Too much, too soon: Zaha struggled during his time at Old TraffordJAMIE MCDONALD
If I’m Roy Hodgson, I’m appealing to the player’s professionalism and reminding him the club has been good for him — not in terms of what they’re paying him, but how they have nurtured him. I’d say: “This is where it started for you, you went away and came back, but they love you here, give it another year and see where we are in 12 months and everything’s forgotten.”
I’d hope for his sake and his own professional pride that when he looks back on his career when it has finished, he does the right thing now because he is much loved at that club and rightly so. You could say it has suited him being a big fish in a small pond, but you would also hope there’s a niggle in the boy to challenge himself and say, “I didn’t do myself justice at a big club the last time, so I’ve got to get out there again and prove to all my doubters I can.”

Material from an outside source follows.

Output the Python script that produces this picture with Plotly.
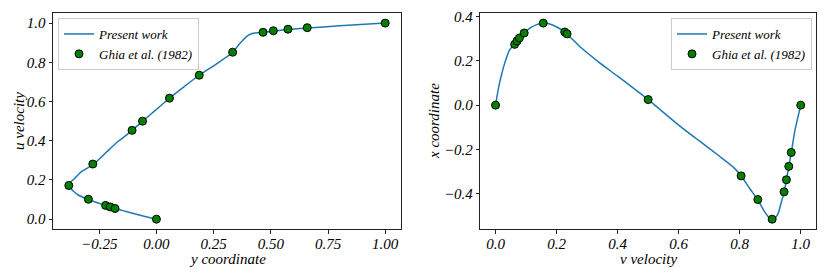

I am not convinced Aaron Wan-Bissaka’s £50m move to Manchester United this summer unsettled Zaha — perhaps it did, if they were mates or Zaha’s wondering where the club is going if it’s selling its best young players. His own £10m move to United in 2013, when Alex Ferguson signed him shortly before stepping down, might have been too much, too soon, when there was also a change of manager to David Moyes to factor in.
I still see Zaha ending up at a big club again, whether it’s this Christmas or next summer. He might have to accept it’s not this summer, although it is only in England that the transfer window is shut. It is open in France, Germany, Italy and Spain until September 2.
It’s second-guessing the situation, but Bayern Munich are looking for a winger, given that Leroy Sane has damaged his cruciate ligaments. If I was still playing, Bayern, Barcelona and Real Madrid are the only clubs I’d consider leaving the Premier League for — and Zaha’s good enough to play for all of them.